Clubs, whose shirt sleeves previously featured Premier League and Barclays joint branding, made a renewed push to reclaim one arm, and succeeded, with the left arm set to continue to display the league’s new sponsor-free logo.
How much are sleeve deals worth?
No English top-flight team has announced a shirt sleeve sponsor yet but most have gone to market, with the biggest names looking to fetch eight-figure sums for a year’s 100cm sq placement on their players’ right arms.
“What it doesn’t deliver in media value equivalent it delivers in stature, which we think is attractive,” says Matt House, chief executive and founder of sports marketing agency SportQuake.
He estimates sleeve inventory to be worth 15-20 per cent of a Premier League club’s front-of-shirt sponsorship – the total market for England’s top division is worth around £225m annually – with United and Tottenham both thought to be seeking £10m and Liverpool £9m.
“It is typical football tactics: don’t ever pitch too low because someone might buy it,” adds House, whose London-based agency offers an end-to-end solution for planning and buying sports marketing inventory.
How does it work?
There are hurdles. The size of the sleeve space does not lend it to brands with lengthy names, while exclusivity deals will prevent clubs from selling to a company in the same sector as their lead shirt sponsor.
The same restriction applies to software firms, with EA the most prized of the Premier League new’s suite of category partners.
Clubs whose existing shirt deals promise exclusivity, rather than simply front-of-shirt exclusivity, may be forced to bargain with current sponsors if they wish to make space for a sleeve deal.

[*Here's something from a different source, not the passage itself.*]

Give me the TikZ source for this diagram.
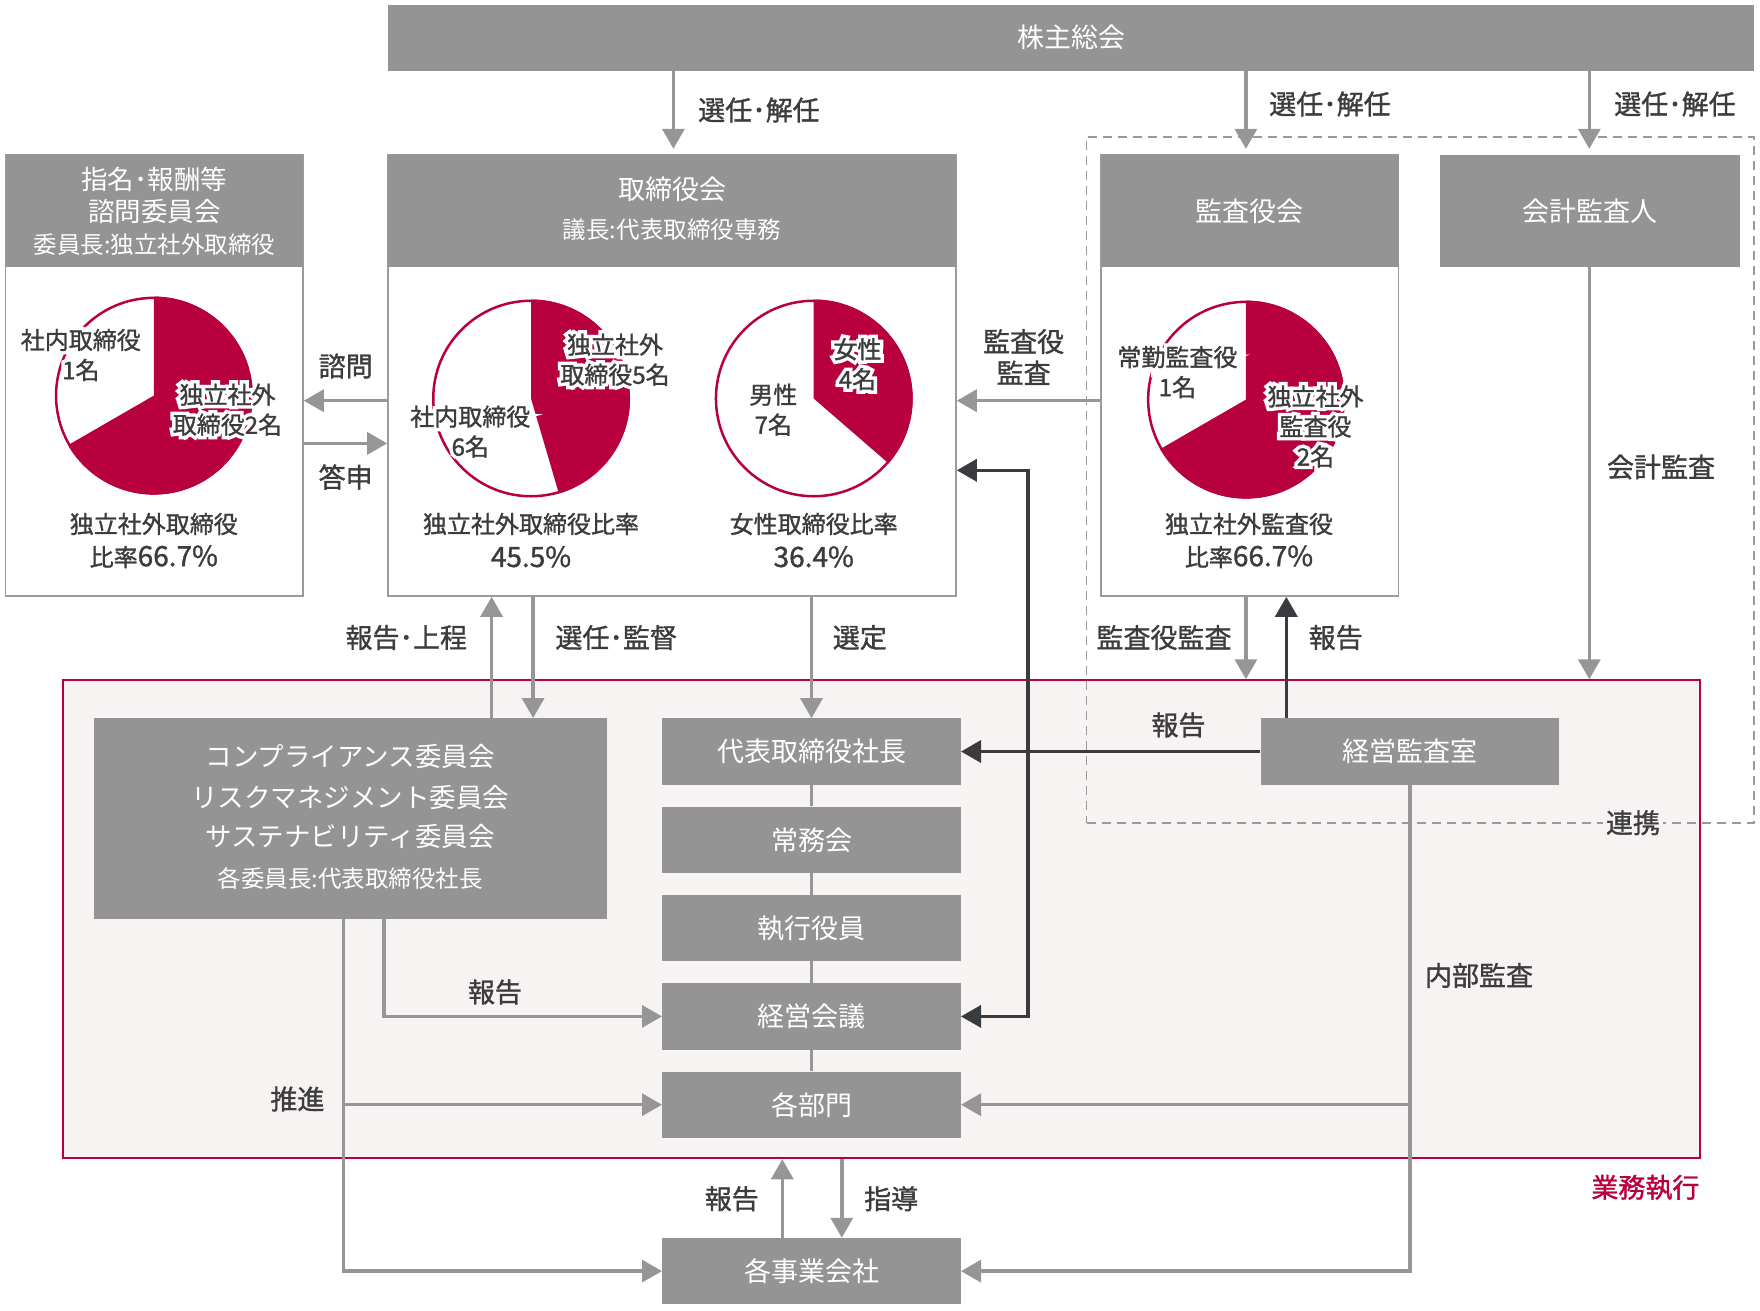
\documentclass[tikz,border=0pt]{standalone}
\usepackage{fontspec}
\setmainfont{Noto Sans CJK JP}
\newfontfamily\halofont[FakeBold=30]{Noto Sans CJK JP}
\newfontfamily\medfont[FakeBold=1.2]{Noto Sans CJK JP}
\usetikzlibrary{arrows.meta}
\definecolor{boxgray}{HTML}{949494}
\definecolor{lngray}{HTML}{969696}
\definecolor{outl}{HTML}{9B9B9B}
\definecolor{dashc}{HTML}{9A9A9A}
\definecolor{dark}{HTML}{3A3B3F}
\definecolor{crim}{HTML}{B9003F}
\definecolor{pinkbg}{HTML}{F8F3F3}
\definecolor{txt}{HTML}{3C3C3C}
\newcommand\fsz[1]{\fontsize{#1}{#1}\selectfont}
\newcommand\halo[1]{\rlap{\halofont\color{white}#1}#1}
\tikzset{
  gbox/.style={fill=boxgray, inner sep=0pt, text=white, font=\fsz{27}},
  wbox/.style={fill=white, draw=outl, line width=1.6pt, inner sep=0pt},
  wt/.style={text=white, inner sep=0pt, align=center, font=\fsz{26.5}},
  wts/.style={text=white, inner sep=0pt, align=center, font=\fsz{23.5}},
  lbl/.style={text=txt, inner sep=0pt, align=center, font=\medfont\fontsize{27}{31.5}\selectfont},
  plbl/.style={text=txt, inner sep=0pt, align=center, font=\medfont\fontsize{24}{30}\selectfont},
  gline/.style={draw=lngray, line width=3.5pt},
  garrow/.style={gline, -{Triangle[length=20pt,width=22pt]}},
  dline/.style={draw=dark, line width=3.5pt},
  darrow/.style={dline, -{Triangle[length=20pt,width=22pt]}},
  pieedge/.style={draw=crim, line width=2.5pt},
}
\begin{document}
\begin{tikzpicture}[x=1pt,y=-1pt]
\useasboundingbox (0,0) rectangle (1760,1310);

% ---- business execution area
\node[fill=pinkbg, draw=crim, line width=2pt, minimum width=1637.5pt, minimum height=478pt, inner sep=0pt] (exec) at (881.65,919.25) {};
\node[text=crim, font=\medfont\fsz{27}, inner sep=0pt] (execl) at (1645.4,1187.5) {業務執行};

% ---- dashed audit cooperation frame
\node[draw=dashc, dash pattern=on 9pt off 6pt, line width=1.8pt, minimum width=667.5pt, minimum height=685.7pt, inner sep=0pt] (dbox) at (1420.25,479.85) {};
\node[lbl, fill=pinkbg, inner xsep=3pt, inner ysep=2pt] (renkei) at (1633,822.7) {連携};

% ---- helper coordinates
\coordinate (a1) at (673.4,0);
\coordinate (a2) at (1245.9,0);
\coordinate (a3) at (1589.3,0);
\coordinate (y1) at (0,400.7);
\coordinate (y2) at (0,443.4);
\coordinate (y3) at (0,470.3);
\coordinate (dv) at (1028,0);
\coordinate (b1) at (491.6,0);
\coordinate (b2) at (533.1,0);
\coordinate (e1) at (1286.3,0);
\coordinate (c1) at (383.9,0);
\coordinate (c2) at (343.5,0);
\coordinate (d1) at (782.3,0);
\coordinate (d2) at (841.8,0);

% ---- top bar
\node[gbox, minimum width=1366pt, minimum height=66.5pt] (kabu) at (1071,37.75) {株主総会};

% ---- 指名・報酬等諮問委員会
\node[wbox, minimum width=297.4pt, minimum height=441pt] (nomb) at (154.3,375.5) {};
\node[gbox, minimum width=297.4pt, minimum height=112pt] (nomh) at (154.3,211) {};
\node[wt] (nomt1) at (154.3,179.6) {指名･報酬等};
\node[wt] (nomt2) at (154.3,211) {諮問委員会};
\node[wts] (nomt3) at (154.3,244.7) {委員長:独立社外取締役};

% ---- 取締役会
\node[wbox, minimum width=568pt, minimum height=441pt] (tkb) at (672,375.5) {};
\node[gbox, minimum width=568pt, minimum height=112pt] (tkh) at (672,211) {};
\node[wt, font=\fsz{27}] (tkt1) at (672,189.7) {取締役会};
\node[wts] (tkt2) at (672,230) {議長:代表取締役専務};

% ---- 監査役会
\node[wbox, minimum width=297.5pt, minimum height=441pt] (kab) at (1249.75,375.5) {};
\node[gbox, minimum width=297.5pt, minimum height=112pt] (kah) at (1249.75,211) {監査役会};

% ---- 会計監査人
\node[gbox, minimum width=300pt, minimum height=112pt] (acct) at (1590,211) {会計監査人};

% ---- pies
\coordinate (p0) at (153.8,395.6);
\coordinate (p1) at (531,398.5);
\coordinate (p2) at (813.7,398.5);
\coordinate (p3) at (1245.9,399.6);
\fill[white] (p0) circle (99);
\fill[crim] (p0) -- ++(-90:99) arc[start angle=-90, end angle=150, radius=99] -- cycle;
\draw[pieedge] (p0) circle (97.75);
\fill[white] (p1) circle (99);
\fill[crim] (p1) -- ++(-90:99) arc[start angle=-90, end angle=73.64, radius=99] -- cycle;
\draw[pieedge] (p1) circle (97.75);
\fill[white] (p2) circle (99);
\fill[crim] (p2) -- ++(-90:99) arc[start angle=-90, end angle=40.91, radius=99] -- cycle;
\draw[pieedge] (p2) circle (97.75);
\fill[white] (p3) circle (99);
\fill[crim] (p3) -- ++(-90:99) arc[start angle=-90, end angle=150, radius=99] -- cycle;
\draw[pieedge] (p3) circle (97.75);

% pie labels
\node[plbl] (pl0a) at (80.8,355) {\halo{社内取締役}\\\halo{1名}};
\node[plbl] (pl0b) at (227.5,409.7) {\halo{独立社外}\\\halo{取締役2名}};
\node[plbl] (pl1a) at (615,359.7) {\halo{独立社外}\\\halo{取締役5名}};
\node[plbl] (pl1b) at (470.3,431.6) {\halo{社内取締役}\\\halo{6名}};
\node[plbl] (pl2a) at (857.5,364.2) {\halo{女性}\\\halo{4名}};
\node[plbl] (pl2b) at (773.3,409.7) {男性\\7名};
\node[plbl] (pl3a) at (1177.4,372.1) {\halo{常勤監査役}\\\halo{1名}};
\node[plbl] (pl3b) at (1315.5,426.5) {\halo{独立社外}\\\halo{監査役}\\\halo{2名}};

% ratio labels
\node[plbl] (r0a) at (153.8,524) {独立社外取締役};
\node[plbl] (r0b) at (153.8,556.7) {比率{\fsz{28}66.7\%}};
\node[plbl] (r1a) at (531,524) {独立社外取締役比率};
\node[plbl, font=\medfont\fsz{28}] (r1b) at (531,556.7) {45.5\%};
\node[plbl] (r2a) at (813.7,524) {女性取締役比率};
\node[plbl, font=\medfont\fsz{28}] (r2b) at (813.7,556.7) {36.4\%};
\node[plbl] (r3a) at (1249,524) {独立社外監査役};
\node[plbl] (r3b) at (1249,556.7) {比率{\fsz{28}66.7\%}};

% ---- committees
\node[gbox, minimum width=513pt, minimum height=201pt] (com) at (350.75,818.75) {};
\node[wt] (comt1) at (350.2,756.5) {コンプライアンス委員会};
\node[wt] (comt2) at (350.2,797) {リスクマネジメント委員会};
\node[wt] (comt3) at (350.2,836) {サステナビリティ委員会};
\node[wts] (comt4) at (350.2,878.9) {各委員長:代表取締役社長};

% ---- execution column
\node[gbox, minimum width=298.6pt, minimum height=66.3pt] (pres) at (811.5,751.5) {代表取締役社長};
\node[gbox, minimum width=298.6pt, minimum height=66.3pt] (jomu) at (811.5,839.8) {常務会};
\node[gbox, minimum width=298.6pt, minimum height=66.3pt] (shikko) at (811.5,928.1) {執行役員};
\node[gbox, minimum width=298.6pt, minimum height=66.3pt] (keiei) at (811.5,1016.4) {経営会議};
\node[gbox, minimum width=298.6pt, minimum height=66.3pt] (bumon) at (811.5,1104.7) {各部門};
\node[gbox, minimum width=298.6pt, minimum height=66.3pt] (jigyo) at (811.5,1271.1) {各事業会社};
\node[gbox, minimum width=298.5pt, minimum height=66.3pt] (audit) at (1409.75,751.5) {経営監査室};

\draw[gline] (pres.south) -- (jomu.north);
\draw[gline] (jomu.south) -- (shikko.north);
\draw[gline] (shikko.south) -- (keiei.north);
\draw[gline] (keiei.south) -- (bumon.north);

% ---- connectors from 株主総会
\draw[garrow, shorten >=6pt] (kabu.south -| a1) -- (tkh.north -| a1);
\draw[garrow, shorten >=6pt] (kabu.south -| a2) -- (kah.north -| a2);
\draw[garrow, shorten >=6pt] (kabu.south -| a3) -- (acct.north -| a3);
\node[lbl] (l1) at (759,110) {選任･解任};
\node[lbl] (l2) at (1330,104) {選任･解任};
\node[lbl] (l3) at (1675,104) {選任･解任};

% ---- advisory committee
\draw[garrow] (tkb.west |- y1) -- (nomb.east |- y1);
\draw[garrow] (nomb.east |- y2) -- (tkb.west |- y2);
\node[lbl] (l4) at (345.7,366) {諮問};
\node[lbl] (l5) at (345.7,477) {答申};

% ---- auditors -> board
\draw[garrow] (kab.west |- y1) -- (tkb.east |- y1);
\node[lbl] (l6) at (1023.6,357) {監査役\\監査};

% ---- board <-> management meeting
\draw[dline, {Triangle[length=20pt,width=22pt]}-{Triangle[length=20pt,width=22pt]}] (keiei.east) -- (keiei.east -| dv) -- (dv |- y3) -- (tkb.east |- y3);

% ---- board -> execution
\draw[garrow] (com.north -| b1) -- (tkb.south -| b1);
\draw[garrow] (tkb.south -| b2) -- (com.north -| b2);
\draw[garrow] (tkb.south -| pres.north) -- (pres.north);
\node[lbl] (l7) at (406.3,637.5) {報告･上程};
\node[lbl] (l8) at (616.2,637.5) {選任･監督};
\node[lbl] (l9) at (859.8,637.5) {選定};

% ---- auditors / accounting auditor
\draw[garrow] (kab.south -| a2) -- (exec.north -| a2);
\draw[darrow] (audit.north -| e1) -- (kab.south -| e1);
\draw[garrow] (acct.south -| a3) -- (exec.north -| a3);
\node[lbl] (l10) at (1164,637.5) {監査役監査};
\node[lbl] (l11) at (1335.7,637.5) {報告};
\node[lbl] (l12) at (1661,467) {会計監査};

% ---- internal audit
\draw[darrow] (audit.west) -- (pres.east);
\node[lbl] (l13) at (1178.5,725) {報告};
\draw[garrow] (audit.south) |- (jigyo.east);
\draw[garrow] (audit.south |- bumon.east) -- (bumon.east);
\node[lbl] (l14) at (1479,975.4) {内部監査};

% ---- committee outputs
\draw[garrow] (com.south -| c1) |- (keiei.west);
\node[lbl] (l15) at (495,992) {報告};
\draw[garrow] (com.south -| c2) |- (jigyo.west);
\draw[garrow] (c2 |- bumon.west) -- (bumon.west);
\node[lbl] (l16) at (297.4,1099) {推進};

% ---- departments <-> group companies
\draw[garrow] (jigyo.north -| d1) -- (exec.south -| d1);
\draw[garrow] (exec.south -| d2) -- (jigyo.north -| d2);
\node[lbl] (l17) at (731.8,1198.7) {報告};
\node[lbl] (l18) at (891.2,1198.7) {指導};

\end{tikzpicture}
\end{document}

Other teams with close and lengthy associations with key partners may prefer to wait until those contracts are up for renewal before going to market.
Arsenal, whose front-of-shirt and stadium naming rights belong to airline Emirates, are believed to fall into this bracket.
Some smaller sides, as many as 10 according to some sources, are believed to be considering selling their sleeve rights collectively.
Back of shirt and carpet
Sleeve deals could be just the start of a new focus from Premier League sides on commercialising hitherto ignored inventory, according to House, as they prepare for a possible slowdown in the growth of broadcast rights value and an unpredictable new media landscape.
Back-of-shirt deals, which already exist in Spain, are one possibility, while he says that “carpet” – painted advertising on the turf that runs between the goal and the corner flag – would be worth far more than shirt sleeve sponsorship.
House, a former commercial director of Tottenham who also worked at Sky Sports, believes that “clubs have been happy benefactors of the great job the Premier League has done in commercialising TV rights” but that “that revenue stream particularly domestically is maturing”.
“I think there is still growth internationally [in the TV rights] but as people start to see a revenue stream maturing they will switch attention back to these ancillary revenues: shirt, stadium, training wear inventory,” he says.
“If the Premier League continues to be No1 demanded content that delivers more eyeballs, whether it be through Twitter, a stream or Amazon Fire.
"And in every business I’ve been in advertising follows eyeballs, so more may go back into the game through sports marketing. It’s a kind of benevolent circle.”